Army Tests Drone Swarm’s Counter-Drone Capabilities


NASHVILLE, Tenn. — The Army plans to test out new tactical drone-swarming capabilities before Project Convergence, according to a service official.

The 2022 Experimental Demonstration Gateway Exercise — also known as EDGE 2022 — will include the “largest interactive drone swarm to date,” said Gen. Walter Rugen, the director of the Army’s Future Vertical Lift Cross-functional team at the Aviation Association of America summit on April 5. The Army will preview more than 50 technologies during the May event.

The EDGE exercise last year was conducted in May at Dugway Proving Ground in Utah to prepare for Project Convergence, which is the Army’s experimentation campaign for joint all-domain command and control.

The drones will perform behaviors such as detect and identify “pacing threats” and observe when the swarm has entered a degraded visual environment. Rugen noted the drones will test their ability to autonomously report outside of communications-denied or GPS-denied environments.

The Army — now working with the Defense Advanced Research Projects Agency on the swarm — will also test the drones’ ability to kill targets and assess battle damage, he said. During EDGE, the service will weigh how it can use swarming for attacks in combat.

“I may change my word downstream, but we're thinking maybe at times … you may want a wolfpack,” he said.

While the drone behaviors are not set in stone, Rugen said the drone swarm may be led by an “alpha” that would control the rest of the drones tasks in a hierarchical command chain.

“If one wolf gets knocked by the antlers, the second one's going to be up,” he said.

The lead in the swarm could be a manned platform, but the service is exploring how a drone could take control if the swarm is out of range like in a denied or degraded environment, he explained.

“We're innovating in this space, and we're seeing what the art of the possible is and it's very exciting,” he said.

Rugen echoed Army Chief of Staff Gen. James McConville’s concerns about inexpensive unmanned aerial systems. McConville said in his April 4 address that enemy drones would continue to be a threat into the future.

“We're just creatively working with what does the swarm needs to do to be better than maybe what some of the cheap swarms of our adversaries are looking at,” Rugen said during a media roundtable at the summit.

Additionally, Rugen noted the Army would test electronic warfare capabilities at the EDGE exercise.

“We're gonna see tremendous amount of moving the needle on electronic warfare with electronic sense, electronic attack and all that to generate that decision dominance,” he said during a panel at the summit.

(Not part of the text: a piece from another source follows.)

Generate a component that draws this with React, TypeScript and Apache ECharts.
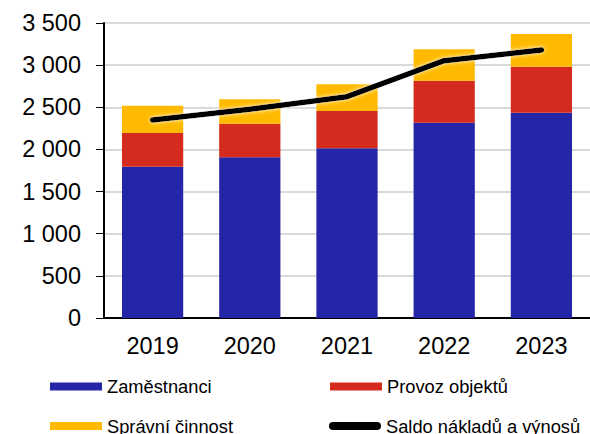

As with Project Convergence, there are allies and partners participating in the event this year, Rugen said. There are seven international partners who will test out equipment alongside the U.S. Army, including in a combined air assault.

“We’ll be working on cross boundary contingencies and cross domain solutions to enable those cross boundary contingencies to happen at speed,” he said of the air assault exercise.